Kaylyn Jackson of Relay Education (a charity which provides renewable energy education) will host the first of two free workshops on green-collar careers Jan. 19 at the St. Albert Public Library. The workshop aims to help people get into the clean energy industry.
Jackson said her workshop will discuss the future of work in Canada and how people can match skills and interests with 40 different jobs in green energy. The Jan. 19 session is aimed at adults. A second session on Feb. 13 will be for teens.
Some 430,500 people were employed in Canada’s clean energy sector in 2020, Clean Energy Canada reports. That is projected to jump almost 50 per cent by 2030 because of federal efforts to address global heating, with Alberta having some 71,700 clean-energy jobs by then — 164 per cent more than it does now.
This is part of a worldwide shift in employment driven by government efforts to rein in climate change, the International Energy Agency reported last November.
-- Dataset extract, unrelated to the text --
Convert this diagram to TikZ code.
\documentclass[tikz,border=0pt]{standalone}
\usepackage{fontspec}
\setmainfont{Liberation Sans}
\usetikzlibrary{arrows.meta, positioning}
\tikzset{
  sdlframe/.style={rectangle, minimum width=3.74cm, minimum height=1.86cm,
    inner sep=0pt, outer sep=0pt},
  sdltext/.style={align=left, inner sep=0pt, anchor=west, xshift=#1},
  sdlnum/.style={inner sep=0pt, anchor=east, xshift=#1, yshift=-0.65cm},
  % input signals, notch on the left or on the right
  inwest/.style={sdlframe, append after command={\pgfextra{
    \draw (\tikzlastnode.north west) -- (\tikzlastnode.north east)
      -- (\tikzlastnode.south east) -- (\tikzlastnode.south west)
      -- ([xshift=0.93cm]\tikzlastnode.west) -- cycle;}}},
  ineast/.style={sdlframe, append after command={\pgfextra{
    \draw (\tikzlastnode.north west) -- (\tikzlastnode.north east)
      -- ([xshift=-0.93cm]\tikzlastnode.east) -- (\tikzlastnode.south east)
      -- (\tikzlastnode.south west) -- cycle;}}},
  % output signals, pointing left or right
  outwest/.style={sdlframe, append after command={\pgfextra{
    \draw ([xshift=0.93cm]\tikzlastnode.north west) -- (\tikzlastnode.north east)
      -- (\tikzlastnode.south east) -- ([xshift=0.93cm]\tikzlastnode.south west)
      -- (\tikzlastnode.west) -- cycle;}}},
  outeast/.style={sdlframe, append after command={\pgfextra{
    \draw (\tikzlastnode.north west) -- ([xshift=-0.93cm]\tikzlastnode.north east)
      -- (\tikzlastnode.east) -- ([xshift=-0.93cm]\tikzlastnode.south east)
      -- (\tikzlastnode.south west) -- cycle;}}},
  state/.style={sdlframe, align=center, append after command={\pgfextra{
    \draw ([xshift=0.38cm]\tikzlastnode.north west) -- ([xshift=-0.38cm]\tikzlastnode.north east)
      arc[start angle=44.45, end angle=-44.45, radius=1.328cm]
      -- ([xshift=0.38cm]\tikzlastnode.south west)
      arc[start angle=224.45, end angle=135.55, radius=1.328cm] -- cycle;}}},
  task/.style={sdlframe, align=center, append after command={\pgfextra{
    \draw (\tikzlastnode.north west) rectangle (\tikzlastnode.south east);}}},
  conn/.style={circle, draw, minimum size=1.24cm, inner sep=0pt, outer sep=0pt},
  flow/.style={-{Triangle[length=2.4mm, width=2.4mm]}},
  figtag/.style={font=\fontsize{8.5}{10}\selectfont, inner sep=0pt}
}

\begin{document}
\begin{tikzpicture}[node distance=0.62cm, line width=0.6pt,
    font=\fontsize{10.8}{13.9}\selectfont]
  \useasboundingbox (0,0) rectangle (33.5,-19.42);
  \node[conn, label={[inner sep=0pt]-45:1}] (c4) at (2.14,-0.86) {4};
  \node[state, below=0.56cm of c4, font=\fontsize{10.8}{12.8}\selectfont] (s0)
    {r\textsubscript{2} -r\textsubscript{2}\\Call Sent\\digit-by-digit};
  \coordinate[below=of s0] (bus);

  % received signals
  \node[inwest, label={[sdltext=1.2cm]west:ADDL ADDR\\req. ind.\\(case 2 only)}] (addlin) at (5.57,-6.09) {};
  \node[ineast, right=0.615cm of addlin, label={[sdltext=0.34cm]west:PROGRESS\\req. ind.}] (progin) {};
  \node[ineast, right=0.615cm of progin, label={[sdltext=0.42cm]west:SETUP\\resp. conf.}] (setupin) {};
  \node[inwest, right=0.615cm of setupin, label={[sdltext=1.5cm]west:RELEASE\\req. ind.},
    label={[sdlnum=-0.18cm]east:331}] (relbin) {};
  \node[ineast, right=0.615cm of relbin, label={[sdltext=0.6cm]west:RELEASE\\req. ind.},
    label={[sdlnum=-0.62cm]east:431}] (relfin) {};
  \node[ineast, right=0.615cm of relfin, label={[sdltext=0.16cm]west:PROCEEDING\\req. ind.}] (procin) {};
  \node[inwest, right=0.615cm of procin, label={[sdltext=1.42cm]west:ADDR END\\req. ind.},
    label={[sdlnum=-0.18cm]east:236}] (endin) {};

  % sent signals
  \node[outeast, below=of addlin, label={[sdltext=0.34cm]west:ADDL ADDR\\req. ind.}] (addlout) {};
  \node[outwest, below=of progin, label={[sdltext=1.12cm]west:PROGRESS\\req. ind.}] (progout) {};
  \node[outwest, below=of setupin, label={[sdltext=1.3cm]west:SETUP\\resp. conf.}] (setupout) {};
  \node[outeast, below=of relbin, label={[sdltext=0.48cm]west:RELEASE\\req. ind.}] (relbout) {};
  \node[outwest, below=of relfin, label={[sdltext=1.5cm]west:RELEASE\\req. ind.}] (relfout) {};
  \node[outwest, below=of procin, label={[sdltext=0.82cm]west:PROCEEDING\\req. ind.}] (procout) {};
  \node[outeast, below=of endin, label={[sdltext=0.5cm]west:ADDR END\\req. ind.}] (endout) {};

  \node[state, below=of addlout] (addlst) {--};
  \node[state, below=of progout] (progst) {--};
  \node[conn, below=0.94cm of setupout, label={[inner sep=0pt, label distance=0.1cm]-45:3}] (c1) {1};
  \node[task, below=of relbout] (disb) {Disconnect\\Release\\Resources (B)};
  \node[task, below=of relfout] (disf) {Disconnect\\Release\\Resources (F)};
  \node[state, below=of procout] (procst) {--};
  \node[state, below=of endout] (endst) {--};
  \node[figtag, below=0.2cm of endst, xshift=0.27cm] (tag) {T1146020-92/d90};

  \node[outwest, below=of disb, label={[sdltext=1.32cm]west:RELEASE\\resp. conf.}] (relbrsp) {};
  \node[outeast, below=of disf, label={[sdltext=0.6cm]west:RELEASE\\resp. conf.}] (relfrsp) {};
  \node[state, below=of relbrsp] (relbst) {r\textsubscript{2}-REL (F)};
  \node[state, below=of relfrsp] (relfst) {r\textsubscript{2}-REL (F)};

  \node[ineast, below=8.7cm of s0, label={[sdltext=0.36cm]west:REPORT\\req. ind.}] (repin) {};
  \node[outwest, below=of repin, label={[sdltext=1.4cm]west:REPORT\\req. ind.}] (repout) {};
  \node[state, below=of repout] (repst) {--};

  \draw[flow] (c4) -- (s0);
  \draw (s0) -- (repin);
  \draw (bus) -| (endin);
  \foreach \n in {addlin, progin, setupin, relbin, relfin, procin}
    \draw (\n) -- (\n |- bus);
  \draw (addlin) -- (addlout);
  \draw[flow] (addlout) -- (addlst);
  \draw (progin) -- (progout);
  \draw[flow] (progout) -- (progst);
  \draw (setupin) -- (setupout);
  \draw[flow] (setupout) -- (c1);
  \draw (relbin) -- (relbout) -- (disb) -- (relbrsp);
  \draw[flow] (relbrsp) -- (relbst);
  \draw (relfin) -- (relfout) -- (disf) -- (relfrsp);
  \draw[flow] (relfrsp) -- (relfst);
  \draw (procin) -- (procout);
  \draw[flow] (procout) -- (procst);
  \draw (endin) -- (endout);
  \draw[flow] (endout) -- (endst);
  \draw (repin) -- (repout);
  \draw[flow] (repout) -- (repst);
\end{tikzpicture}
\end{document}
The agency projects demand for all fossil fuels will peak by the mid-2030s, resulting in seven million fewer fossil-fuel jobs, but 40 million more in clean energy.
This shift is evident in the hundreds of orphaned wells now littering Alberta, said Luisa Da Silva of Iron and Earth, a non-profit that aims to help fossil fuel and Indigenous workers get into clean energy jobs.
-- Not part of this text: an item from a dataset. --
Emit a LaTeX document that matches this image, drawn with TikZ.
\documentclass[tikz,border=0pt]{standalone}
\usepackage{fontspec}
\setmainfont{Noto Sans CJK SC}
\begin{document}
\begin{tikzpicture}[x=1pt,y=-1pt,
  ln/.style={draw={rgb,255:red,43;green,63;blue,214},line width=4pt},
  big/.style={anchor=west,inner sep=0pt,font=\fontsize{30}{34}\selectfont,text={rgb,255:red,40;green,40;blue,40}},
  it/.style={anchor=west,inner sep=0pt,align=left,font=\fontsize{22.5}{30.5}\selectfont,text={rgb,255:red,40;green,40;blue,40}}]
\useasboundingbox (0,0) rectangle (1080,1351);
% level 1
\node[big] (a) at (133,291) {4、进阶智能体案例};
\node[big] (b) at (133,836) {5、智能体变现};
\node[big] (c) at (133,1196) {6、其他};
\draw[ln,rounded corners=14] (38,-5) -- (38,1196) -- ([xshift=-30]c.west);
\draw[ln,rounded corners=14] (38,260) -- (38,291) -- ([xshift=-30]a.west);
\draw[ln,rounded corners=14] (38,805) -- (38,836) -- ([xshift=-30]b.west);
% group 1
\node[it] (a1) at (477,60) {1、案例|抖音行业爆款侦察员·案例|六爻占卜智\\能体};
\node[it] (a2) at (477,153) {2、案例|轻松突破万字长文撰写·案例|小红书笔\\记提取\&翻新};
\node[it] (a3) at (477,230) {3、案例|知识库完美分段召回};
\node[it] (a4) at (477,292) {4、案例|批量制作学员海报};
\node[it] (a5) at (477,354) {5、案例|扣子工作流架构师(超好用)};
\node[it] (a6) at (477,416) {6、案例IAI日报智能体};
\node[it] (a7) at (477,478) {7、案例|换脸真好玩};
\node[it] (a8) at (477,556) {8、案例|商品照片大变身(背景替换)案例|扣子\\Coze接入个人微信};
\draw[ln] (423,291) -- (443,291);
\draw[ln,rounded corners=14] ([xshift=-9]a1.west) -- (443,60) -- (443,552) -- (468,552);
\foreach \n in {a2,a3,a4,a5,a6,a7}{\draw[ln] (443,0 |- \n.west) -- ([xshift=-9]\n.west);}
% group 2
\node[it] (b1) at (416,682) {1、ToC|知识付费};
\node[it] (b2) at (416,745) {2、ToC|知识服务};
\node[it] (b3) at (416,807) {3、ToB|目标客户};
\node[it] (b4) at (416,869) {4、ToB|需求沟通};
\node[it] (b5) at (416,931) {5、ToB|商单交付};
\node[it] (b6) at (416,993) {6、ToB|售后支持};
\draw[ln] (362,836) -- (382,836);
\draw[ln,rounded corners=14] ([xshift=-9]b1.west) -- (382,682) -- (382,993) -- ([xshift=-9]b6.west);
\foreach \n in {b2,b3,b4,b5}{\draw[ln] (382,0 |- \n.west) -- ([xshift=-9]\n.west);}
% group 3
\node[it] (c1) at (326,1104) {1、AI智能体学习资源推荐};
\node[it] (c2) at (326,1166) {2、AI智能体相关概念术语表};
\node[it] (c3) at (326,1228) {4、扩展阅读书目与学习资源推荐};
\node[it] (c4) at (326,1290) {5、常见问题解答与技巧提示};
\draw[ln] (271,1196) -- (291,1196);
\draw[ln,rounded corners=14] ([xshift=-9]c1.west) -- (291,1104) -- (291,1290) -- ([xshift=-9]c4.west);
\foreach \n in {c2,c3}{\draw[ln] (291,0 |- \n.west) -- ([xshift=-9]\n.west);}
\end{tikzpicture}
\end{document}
“As an industry is experiencing a downward trend, we must ensure people who have worked in that industry don’t themselves become stranded assets,” she said.
If blue-collar jobs are manual labour and white-collar ones are administrative, green-collar jobs are any jobs that help both people and the planet, Jackson said. A green-collar worker might plant trees or put up solar panels, but they could also design efficient homes, make clothes from recycled fabrics, or guide green investment.
“It gives you an opportunity to not only help yourself but also help the planet,” Jackson said.
Green energy jobs have comparable pay to fossil fuel, with the added benefit of not having to live in work camps for months at a time, Da Silva said.
Jackson said green energy jobs also offer stability, as there is a huge demand for them. Many Alberta wind and solar companies reportedly struggle to find qualified staff.
Fossil-fuel workers often have many of the skills needed for green jobs and can slide into them with a bit of training, said Jackson and Da Silva. Electricians can put up solar panels, for example, while welders can make wind turbines and hydrogen plants. If you’ve worked with steam-assisted gravity drainage in the oilsands, you’re well-positioned to work in geothermal power.
Da Silva said it is important for governments to help workers who want or are forced to leave the fossil fuel sector find new careers in green energy. Iron and Earth has a career portal to help workers identify transferable skills, and organizes training opportunities for workers who want to shift over to green energy jobs. One recent opportunity saw fossil fuel workers learn to convert abandoned oil wells into solar power sites.
“This is really what a just transition is about: ensuring nobody is left behind,” Da Silva said.
The Jan. 19 workshop starts at 7 p.m. Visit sapl.libcal.com/event/3686196 to register.